**** DATA PROVIDED

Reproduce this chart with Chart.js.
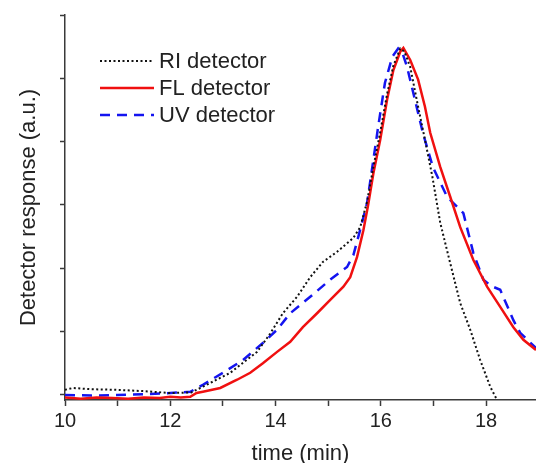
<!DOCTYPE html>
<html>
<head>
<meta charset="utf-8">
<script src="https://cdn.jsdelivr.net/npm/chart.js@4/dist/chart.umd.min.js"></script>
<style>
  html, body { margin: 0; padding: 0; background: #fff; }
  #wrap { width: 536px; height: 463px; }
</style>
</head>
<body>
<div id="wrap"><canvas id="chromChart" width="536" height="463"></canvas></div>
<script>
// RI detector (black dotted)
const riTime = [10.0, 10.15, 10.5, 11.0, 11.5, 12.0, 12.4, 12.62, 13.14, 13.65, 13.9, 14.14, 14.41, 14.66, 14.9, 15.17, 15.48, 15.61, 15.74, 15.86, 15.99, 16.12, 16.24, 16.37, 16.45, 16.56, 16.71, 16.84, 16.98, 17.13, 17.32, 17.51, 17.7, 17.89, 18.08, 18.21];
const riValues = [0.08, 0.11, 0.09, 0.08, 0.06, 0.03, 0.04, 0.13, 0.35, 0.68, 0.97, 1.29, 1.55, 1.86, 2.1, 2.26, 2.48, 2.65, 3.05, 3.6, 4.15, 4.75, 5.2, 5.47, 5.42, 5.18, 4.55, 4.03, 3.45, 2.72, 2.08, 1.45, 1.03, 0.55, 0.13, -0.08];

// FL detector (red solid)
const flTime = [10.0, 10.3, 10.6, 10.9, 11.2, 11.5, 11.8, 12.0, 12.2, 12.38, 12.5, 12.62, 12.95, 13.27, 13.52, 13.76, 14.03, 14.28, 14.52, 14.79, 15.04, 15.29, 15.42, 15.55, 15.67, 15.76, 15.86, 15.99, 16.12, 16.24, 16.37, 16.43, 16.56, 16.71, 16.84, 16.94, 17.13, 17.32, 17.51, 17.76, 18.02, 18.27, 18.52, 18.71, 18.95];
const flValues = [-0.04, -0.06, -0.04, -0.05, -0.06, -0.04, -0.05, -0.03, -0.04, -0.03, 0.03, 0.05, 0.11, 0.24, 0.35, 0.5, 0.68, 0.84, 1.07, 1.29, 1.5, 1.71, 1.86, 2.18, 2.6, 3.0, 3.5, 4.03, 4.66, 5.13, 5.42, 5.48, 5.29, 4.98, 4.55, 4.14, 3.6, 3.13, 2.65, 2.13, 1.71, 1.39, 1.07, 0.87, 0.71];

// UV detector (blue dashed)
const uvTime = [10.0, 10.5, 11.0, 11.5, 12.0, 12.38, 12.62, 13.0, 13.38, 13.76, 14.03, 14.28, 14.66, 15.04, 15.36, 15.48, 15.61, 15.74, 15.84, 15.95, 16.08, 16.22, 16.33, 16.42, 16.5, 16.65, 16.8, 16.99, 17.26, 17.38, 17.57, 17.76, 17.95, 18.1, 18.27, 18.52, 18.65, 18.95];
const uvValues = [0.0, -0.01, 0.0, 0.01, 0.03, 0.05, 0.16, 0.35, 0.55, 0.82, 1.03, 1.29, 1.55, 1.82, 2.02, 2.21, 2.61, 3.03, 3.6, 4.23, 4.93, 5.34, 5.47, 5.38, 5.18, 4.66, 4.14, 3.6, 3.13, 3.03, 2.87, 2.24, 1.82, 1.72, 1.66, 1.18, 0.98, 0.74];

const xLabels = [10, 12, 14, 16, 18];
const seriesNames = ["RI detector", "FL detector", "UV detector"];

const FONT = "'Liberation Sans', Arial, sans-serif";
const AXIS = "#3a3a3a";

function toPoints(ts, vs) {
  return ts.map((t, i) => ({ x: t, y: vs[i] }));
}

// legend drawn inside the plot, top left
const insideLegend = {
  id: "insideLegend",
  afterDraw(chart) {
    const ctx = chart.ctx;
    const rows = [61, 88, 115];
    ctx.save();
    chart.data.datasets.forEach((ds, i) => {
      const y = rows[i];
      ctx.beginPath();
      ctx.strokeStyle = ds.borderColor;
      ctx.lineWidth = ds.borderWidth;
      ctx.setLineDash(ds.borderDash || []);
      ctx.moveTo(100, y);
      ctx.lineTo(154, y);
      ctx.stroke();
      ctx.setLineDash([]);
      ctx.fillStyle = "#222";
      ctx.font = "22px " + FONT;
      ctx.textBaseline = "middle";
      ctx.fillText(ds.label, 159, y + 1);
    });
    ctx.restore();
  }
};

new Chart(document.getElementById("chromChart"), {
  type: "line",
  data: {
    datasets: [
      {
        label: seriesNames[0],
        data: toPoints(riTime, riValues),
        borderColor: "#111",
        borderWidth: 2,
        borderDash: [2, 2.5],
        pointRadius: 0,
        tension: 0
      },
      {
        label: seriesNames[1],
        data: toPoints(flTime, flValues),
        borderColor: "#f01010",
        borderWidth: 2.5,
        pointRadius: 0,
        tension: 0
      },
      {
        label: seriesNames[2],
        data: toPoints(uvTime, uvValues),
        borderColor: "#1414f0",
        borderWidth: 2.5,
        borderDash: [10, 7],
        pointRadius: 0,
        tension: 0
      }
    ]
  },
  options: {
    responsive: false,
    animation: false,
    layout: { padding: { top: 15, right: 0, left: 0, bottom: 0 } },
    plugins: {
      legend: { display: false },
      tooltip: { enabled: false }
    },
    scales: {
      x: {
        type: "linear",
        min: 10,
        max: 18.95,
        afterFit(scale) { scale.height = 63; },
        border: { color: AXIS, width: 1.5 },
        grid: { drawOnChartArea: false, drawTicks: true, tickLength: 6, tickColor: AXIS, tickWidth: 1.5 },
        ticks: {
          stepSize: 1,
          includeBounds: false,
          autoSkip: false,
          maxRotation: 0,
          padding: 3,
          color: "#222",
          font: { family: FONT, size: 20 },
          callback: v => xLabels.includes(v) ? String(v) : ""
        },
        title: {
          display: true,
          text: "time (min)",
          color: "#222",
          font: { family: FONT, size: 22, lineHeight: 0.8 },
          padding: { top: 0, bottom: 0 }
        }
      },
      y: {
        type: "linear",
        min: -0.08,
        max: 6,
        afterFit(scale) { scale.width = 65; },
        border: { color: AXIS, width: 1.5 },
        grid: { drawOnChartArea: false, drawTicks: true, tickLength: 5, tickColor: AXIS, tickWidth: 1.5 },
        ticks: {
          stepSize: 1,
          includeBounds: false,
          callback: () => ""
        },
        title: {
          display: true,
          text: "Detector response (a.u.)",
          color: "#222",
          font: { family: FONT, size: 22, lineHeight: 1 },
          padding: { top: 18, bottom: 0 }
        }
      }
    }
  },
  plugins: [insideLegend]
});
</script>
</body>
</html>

********

DIRECTIVE: Reproduce the listing exactly. Leave its pictures out.

RESULT OF THE EXERCISE:
Reproduce this chart with Chart.js.
<!DOCTYPE html>
<html>
<head>
<meta charset="utf-8">
<script src="https://cdn.jsdelivr.net/npm/chart.js@4/dist/chart.umd.min.js"></script>
<style>
  html, body { margin: 0; padding: 0; background: #fff; }
  #wrap { width: 536px; height: 463px; }
</style>
</head>
<body>
<div id="wrap"><canvas id="chromChart" width="536" height="463"></canvas></div>
<script>
// RI detector (black dotted)
const riTime = [10.0, 10.15, 10.5, 11.0, 11.5, 12.0, 12.4, 12.62, 13.14, 13.65, 13.9, 14.14, 14.41, 14.66, 14.9, 15.17, 15.48, 15.61, 15.74, 15.86, 15.99, 16.12, 16.24, 16.37, 16.45, 16.56, 16.71, 16.84, 16.98, 17.13, 17.32, 17.51, 17.7, 17.89, 18.08, 18.21];
const riValues = [0.08, 0.11, 0.09, 0.08, 0.06, 0.03, 0.04, 0.13, 0.35, 0.68, 0.97, 1.29, 1.55, 1.86, 2.1, 2.26, 2.48, 2.65, 3.05, 3.6, 4.15, 4.75, 5.2, 5.47, 5.42, 5.18, 4.55, 4.03, 3.45, 2.72, 2.08, 1.45, 1.03, 0.55, 0.13, -0.08];

// FL detector (red solid)
const flTime = [10.0, 10.3, 10.6, 10.9, 11.2, 11.5, 11.8, 12.0, 12.2, 12.38, 12.5, 12.62, 12.95, 13.27, 13.52, 13.76, 14.03, 14.28, 14.52, 14.79, 15.04, 15.29, 15.42, 15.55, 15.67, 15.76, 15.86, 15.99, 16.12, 16.24, 16.37, 16.43, 16.56, 16.71, 16.84, 16.94, 17.13, 17.32, 17.51, 17.76, 18.02, 18.27, 18.52, 18.71, 18.95];
const flValues = [-0.04, -0.06, -0.04, -0.05, -0.06, -0.04, -0.05, -0.03, -0.04, -0.03, 0.03, 0.05, 0.11, 0.24, 0.35, 0.5, 0.68, 0.84, 1.07, 1.29, 1.5, 1.71, 1.86, 2.18, 2.6, 3.0, 3.5, 4.03, 4.66, 5.13, 5.42, 5.48, 5.29, 4.98, 4.55, 4.14, 3.6, 3.13, 2.65, 2.13, 1.71, 1.39, 1.07, 0.87, 0.71];

// UV detector (blue dashed)
const uvTime = [10.0, 10.5, 11.0, 11.5, 12.0, 12.38, 12.62, 13.0, 13.38, 13.76, 14.03, 14.28, 14.66, 15.04, 15.36, 15.48, 15.61, 15.74, 15.84, 15.95, 16.08, 16.22, 16.33, 16.42, 16.5, 16.65, 16.8, 16.99, 17.26, 17.38, 17.57, 17.76, 17.95, 18.1, 18.27, 18.52, 18.65, 18.95];
const uvValues = [0.0, -0.01, 0.0, 0.01, 0.03, 0.05, 0.16, 0.35, 0.55, 0.82, 1.03, 1.29, 1.55, 1.82, 2.02, 2.21, 2.61, 3.03, 3.6, 4.23, 4.93, 5.34, 5.47, 5.38, 5.18, 4.66, 4.14, 3.6, 3.13, 3.03, 2.87, 2.24, 1.82, 1.72, 1.66, 1.18, 0.98, 0.74];

const xLabels = [10, 12, 14, 16, 18];
const seriesNames = ["RI detector", "FL detector", "UV detector"];

const FONT = "'Liberation Sans', Arial, sans-serif";
const AXIS = "#3a3a3a";

function toPoints(ts, vs) {
  return ts.map((t, i) => ({ x: t, y: vs[i] }));
}

// legend drawn inside the plot, top left
const insideLegend = {
  id: "insideLegend",
  afterDraw(chart) {
    const ctx = chart.ctx;
    const rows = [61, 88, 115];
    ctx.save();
    chart.data.datasets.forEach((ds, i) => {
      const y = rows[i];
      ctx.beginPath();
      ctx.strokeStyle = ds.borderColor;
      ctx.lineWidth = ds.borderWidth;
      ctx.setLineDash(ds.borderDash || []);
      ctx.moveTo(100, y);
      ctx.lineTo(154, y);
      ctx.stroke();
      ctx.setLineDash([]);
      ctx.fillStyle = "#222";
      ctx.font = "22px " + FONT;
      ctx.textBaseline = "middle";
      ctx.fillText(ds.label, 159, y + 1);
    });
    ctx.restore();
  }
};

new Chart(document.getElementById("chromChart"), {
  type: "line",
  data: {
    datasets: [
      {
        label: seriesNames[0],
        data: toPoints(riTime, riValues),
        borderColor: "#111",
        borderWidth: 2,
        borderDash: [2, 2.5],
        pointRadius: 0,
        tension: 0
      },
      {
        label: seriesNames[1],
        data: toPoints(flTime, flValues),
        borderColor: "#f01010",
        borderWidth: 2.5,
        pointRadius: 0,
        tension: 0
      },
      {
        label: seriesNames[2],
        data: toPoints(uvTime, uvValues),
        borderColor: "#1414f0",
        borderWidth: 2.5,
        borderDash: [10, 7],
        pointRadius: 0,
        tension: 0
      }
    ]
  },
  options: {
    responsive: false,
    animation: false,
    layout: { padding: { top: 15, right: 0, left: 0, bottom: 0 } },
    plugins: {
      legend: { display: false },
      tooltip: { enabled: false }
    },
    scales: {
      x: {
        type: "linear",
        min: 10,
        max: 18.95,
        afterFit(scale) { scale.height = 63; },
        border: { color: AXIS, width: 1.5 },
        grid: { drawOnChartArea: false, drawTicks: true, tickLength: 6, tickColor: AXIS, tickWidth: 1.5 },
        ticks: {
          stepSize: 1,
          includeBounds: false,
          autoSkip: false,
          maxRotation: 0,
          padding: 3,
          color: "#222",
          font: { family: FONT, size: 20 },
          callback: v => xLabels.includes(v) ? String(v) : ""
        },
        title: {
          display: true,
          text: "time (min)",
          color: "#222",
          font: { family: FONT, size: 22, lineHeight: 0.8 },
          padding: { top: 0, bottom: 0 }
        }
      },
      y: {
        type: "linear",
        min: -0.08,
        max: 6,
        afterFit(scale) { scale.width = 65; },
        border: { color: AXIS, width: 1.5 },
        grid: { drawOnChartArea: false, drawTicks: true, tickLength: 5, tickColor: AXIS, tickWidth: 1.5 },
        ticks: {
          stepSize: 1,
          includeBounds: false,
          callback: () => ""
        },
        title: {
          display: true,
          text: "Detector response (a.u.)",
          color: "#222",
          font: { family: FONT, size: 22, lineHeight: 1 },
          padding: { top: 18, bottom: 0 }
        }
      }
    }
  },
  plugins: [insideLegend]
});
</script>
</body>
</html>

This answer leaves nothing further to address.